In the short term, you MAY be better off selling low and buying high. But in the long term, that Emerging Market fund will eventually do poorly and the other funds will do well. What happens then? All (or lots) of your eggs are in that one poorly performing basket. Suddenly, you watch your investments go to the crapper. That isn't what you want to do.
This may be hard, but what you want to do is to rebalance your portfolio. Do it maybe once a year. When you rebalance, you make sure it is diversified again. This means selling a bit of the funds that skyrocketed (sell high), and use that money to buy a bit of the funds that did poorly (buy low). Do this and when the Emerging Market fund tanks, you won't have much of it. And when your other 4 funds soar, you will have lots of them.
Note 1: If any of your other 4 funds ALWAYS performs poorly, get out of it. No fund will always do well, but some funds will always suck. If you find you are in one that always sucks (high fees, low short term returns, and low long term returns), then sell it and buy a fund that is doing better.

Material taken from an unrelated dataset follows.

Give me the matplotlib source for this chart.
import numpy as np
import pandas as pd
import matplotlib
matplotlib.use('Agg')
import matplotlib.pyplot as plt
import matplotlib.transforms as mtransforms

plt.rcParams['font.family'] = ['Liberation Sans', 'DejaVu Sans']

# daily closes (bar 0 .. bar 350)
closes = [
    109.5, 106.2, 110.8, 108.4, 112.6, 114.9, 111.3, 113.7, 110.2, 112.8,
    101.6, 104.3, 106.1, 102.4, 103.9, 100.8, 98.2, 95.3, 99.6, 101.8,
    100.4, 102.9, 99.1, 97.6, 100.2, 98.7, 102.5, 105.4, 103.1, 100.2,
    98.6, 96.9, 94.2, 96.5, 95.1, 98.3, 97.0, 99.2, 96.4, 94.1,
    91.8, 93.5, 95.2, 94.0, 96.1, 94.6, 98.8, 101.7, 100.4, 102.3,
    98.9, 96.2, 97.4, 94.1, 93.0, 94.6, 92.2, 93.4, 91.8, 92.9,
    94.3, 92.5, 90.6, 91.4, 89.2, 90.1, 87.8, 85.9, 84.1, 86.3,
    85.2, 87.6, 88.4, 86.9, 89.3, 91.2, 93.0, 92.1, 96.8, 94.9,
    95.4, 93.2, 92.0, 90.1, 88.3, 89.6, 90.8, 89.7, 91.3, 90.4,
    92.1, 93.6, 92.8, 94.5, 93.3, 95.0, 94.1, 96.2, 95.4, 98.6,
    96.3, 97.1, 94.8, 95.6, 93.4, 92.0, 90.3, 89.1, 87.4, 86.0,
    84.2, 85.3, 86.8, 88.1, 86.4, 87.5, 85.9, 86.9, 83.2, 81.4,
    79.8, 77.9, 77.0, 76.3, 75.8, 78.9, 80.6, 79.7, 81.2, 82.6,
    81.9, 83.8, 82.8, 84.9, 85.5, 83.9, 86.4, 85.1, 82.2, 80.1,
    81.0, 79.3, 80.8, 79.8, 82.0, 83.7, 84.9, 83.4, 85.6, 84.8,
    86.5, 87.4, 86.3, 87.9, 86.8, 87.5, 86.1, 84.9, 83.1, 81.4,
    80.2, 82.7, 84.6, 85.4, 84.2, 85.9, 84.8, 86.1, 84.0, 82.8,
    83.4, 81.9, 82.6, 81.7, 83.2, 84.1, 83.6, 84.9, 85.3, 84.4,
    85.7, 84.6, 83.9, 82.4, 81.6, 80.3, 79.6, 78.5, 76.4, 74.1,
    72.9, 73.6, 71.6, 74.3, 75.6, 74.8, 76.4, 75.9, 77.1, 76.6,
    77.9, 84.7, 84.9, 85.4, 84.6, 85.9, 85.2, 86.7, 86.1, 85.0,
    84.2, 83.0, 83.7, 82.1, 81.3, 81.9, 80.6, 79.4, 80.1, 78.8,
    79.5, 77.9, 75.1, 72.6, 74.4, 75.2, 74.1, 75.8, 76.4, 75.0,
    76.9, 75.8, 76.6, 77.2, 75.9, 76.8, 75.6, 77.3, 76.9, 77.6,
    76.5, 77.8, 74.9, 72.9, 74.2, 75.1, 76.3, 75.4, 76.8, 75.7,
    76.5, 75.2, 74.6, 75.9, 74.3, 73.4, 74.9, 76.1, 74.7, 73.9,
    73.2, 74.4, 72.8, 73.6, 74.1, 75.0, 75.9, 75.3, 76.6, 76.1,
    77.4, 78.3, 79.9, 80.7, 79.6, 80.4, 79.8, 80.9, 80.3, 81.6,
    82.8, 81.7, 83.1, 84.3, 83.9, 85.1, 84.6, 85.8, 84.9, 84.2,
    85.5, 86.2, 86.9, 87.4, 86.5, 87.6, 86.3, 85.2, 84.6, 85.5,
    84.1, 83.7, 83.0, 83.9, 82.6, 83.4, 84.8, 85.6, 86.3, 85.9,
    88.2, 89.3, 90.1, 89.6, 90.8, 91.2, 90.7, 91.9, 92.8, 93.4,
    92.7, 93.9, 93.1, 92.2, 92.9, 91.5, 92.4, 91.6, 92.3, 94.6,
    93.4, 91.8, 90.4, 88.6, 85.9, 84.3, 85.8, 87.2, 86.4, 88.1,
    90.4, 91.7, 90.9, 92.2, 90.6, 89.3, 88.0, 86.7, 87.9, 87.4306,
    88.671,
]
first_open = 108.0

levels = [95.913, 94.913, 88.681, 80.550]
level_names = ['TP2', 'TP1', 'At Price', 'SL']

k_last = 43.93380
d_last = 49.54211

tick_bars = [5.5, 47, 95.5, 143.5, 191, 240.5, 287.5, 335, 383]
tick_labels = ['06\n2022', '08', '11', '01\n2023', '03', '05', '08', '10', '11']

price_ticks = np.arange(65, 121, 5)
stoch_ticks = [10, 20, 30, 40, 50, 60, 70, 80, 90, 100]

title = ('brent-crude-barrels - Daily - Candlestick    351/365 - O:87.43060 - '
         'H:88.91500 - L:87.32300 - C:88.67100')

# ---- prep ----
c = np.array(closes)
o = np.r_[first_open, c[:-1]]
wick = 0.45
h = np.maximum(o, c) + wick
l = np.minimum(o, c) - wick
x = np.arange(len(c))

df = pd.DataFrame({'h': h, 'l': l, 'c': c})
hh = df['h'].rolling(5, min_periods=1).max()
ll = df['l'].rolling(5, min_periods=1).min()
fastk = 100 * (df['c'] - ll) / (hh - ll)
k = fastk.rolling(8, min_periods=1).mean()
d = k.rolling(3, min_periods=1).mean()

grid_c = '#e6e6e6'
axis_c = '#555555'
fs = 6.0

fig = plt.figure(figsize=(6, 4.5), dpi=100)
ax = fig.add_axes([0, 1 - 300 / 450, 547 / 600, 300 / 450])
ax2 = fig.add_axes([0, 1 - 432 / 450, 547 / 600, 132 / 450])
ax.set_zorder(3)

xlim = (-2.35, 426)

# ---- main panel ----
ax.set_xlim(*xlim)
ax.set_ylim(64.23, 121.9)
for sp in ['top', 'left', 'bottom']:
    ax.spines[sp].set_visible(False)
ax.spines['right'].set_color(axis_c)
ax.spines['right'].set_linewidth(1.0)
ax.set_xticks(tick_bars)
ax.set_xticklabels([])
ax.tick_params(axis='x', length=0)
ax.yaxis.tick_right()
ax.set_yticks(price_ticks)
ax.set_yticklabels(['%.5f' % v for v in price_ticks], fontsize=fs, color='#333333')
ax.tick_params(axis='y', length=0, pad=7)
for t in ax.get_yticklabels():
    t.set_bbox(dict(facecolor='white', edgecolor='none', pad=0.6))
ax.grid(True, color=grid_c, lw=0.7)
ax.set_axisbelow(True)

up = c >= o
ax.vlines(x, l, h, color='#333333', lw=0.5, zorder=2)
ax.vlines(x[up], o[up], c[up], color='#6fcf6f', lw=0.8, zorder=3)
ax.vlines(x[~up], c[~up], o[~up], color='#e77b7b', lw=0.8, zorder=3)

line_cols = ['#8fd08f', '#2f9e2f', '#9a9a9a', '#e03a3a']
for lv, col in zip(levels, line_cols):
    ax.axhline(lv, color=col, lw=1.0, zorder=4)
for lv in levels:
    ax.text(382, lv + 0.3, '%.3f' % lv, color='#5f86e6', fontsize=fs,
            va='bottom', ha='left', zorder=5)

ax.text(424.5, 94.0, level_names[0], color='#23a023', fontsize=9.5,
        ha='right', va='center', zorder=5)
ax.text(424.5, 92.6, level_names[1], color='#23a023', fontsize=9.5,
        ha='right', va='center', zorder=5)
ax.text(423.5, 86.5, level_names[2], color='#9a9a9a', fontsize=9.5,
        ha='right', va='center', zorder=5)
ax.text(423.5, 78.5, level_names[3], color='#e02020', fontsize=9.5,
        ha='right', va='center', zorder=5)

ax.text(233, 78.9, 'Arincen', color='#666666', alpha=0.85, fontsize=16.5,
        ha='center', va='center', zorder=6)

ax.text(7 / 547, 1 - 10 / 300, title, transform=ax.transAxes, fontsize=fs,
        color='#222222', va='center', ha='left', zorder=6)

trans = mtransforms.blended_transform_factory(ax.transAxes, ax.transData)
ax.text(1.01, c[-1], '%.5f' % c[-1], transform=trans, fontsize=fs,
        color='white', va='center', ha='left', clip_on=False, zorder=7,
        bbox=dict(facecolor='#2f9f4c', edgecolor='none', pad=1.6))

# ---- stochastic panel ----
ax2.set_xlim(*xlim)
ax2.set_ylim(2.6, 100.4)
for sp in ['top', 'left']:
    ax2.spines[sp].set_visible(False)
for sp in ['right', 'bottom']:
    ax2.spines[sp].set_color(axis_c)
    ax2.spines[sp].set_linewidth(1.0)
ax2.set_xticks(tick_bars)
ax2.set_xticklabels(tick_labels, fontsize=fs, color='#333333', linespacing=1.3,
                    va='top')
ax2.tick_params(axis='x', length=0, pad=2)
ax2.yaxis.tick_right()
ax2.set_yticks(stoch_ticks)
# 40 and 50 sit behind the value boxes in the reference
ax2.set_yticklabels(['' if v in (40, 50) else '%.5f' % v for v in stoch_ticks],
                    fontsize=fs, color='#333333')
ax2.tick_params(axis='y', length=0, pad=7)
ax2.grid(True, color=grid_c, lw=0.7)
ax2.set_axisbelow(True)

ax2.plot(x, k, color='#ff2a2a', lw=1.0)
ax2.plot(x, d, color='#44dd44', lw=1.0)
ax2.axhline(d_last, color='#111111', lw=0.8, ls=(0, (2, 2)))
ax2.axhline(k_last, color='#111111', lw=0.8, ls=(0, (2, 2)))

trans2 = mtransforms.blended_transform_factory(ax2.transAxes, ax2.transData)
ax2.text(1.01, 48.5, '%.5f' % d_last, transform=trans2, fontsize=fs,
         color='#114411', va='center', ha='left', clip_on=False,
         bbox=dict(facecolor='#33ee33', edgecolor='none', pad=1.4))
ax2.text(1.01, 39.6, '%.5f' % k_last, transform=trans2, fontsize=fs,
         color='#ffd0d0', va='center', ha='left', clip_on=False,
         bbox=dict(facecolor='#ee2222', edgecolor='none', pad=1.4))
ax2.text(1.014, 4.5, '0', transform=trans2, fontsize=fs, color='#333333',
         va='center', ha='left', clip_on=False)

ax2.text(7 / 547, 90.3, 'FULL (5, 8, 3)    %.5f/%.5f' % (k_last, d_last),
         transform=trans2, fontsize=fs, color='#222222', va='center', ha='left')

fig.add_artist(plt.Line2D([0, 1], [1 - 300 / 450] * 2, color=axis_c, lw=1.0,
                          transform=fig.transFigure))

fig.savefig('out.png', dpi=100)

Note 2: You are really playing the dollar. As the dollar falls in value, foreign stocks appear to go up, even if they didn't move at all. For example, if you have something foreign worth $1000, and then the dollar falls 10%, you can now sell it for $1100, even if in other currencies the value of that item didn't change. The US dollar has fallen ~15% in the last year and a half. Thus, most of the reason your Emerging Market fund went up 20% was because of the dollar falling in value, not because those funds are doing well. If the dollar goes back up OR if the foreign stocks fall, your fund will come back down.
Projections are nearly impossible. Short term, I think you are good to be in that Emerging Market fund. Short term, you may likely do well to have more of it. But, the dollar will eventually come back up, or those foreign stocks will eventually do poorly. When that happens is anybody's guess. So, long term, I wouldn't want too much of it. You do want some of it for diversification, but not too much.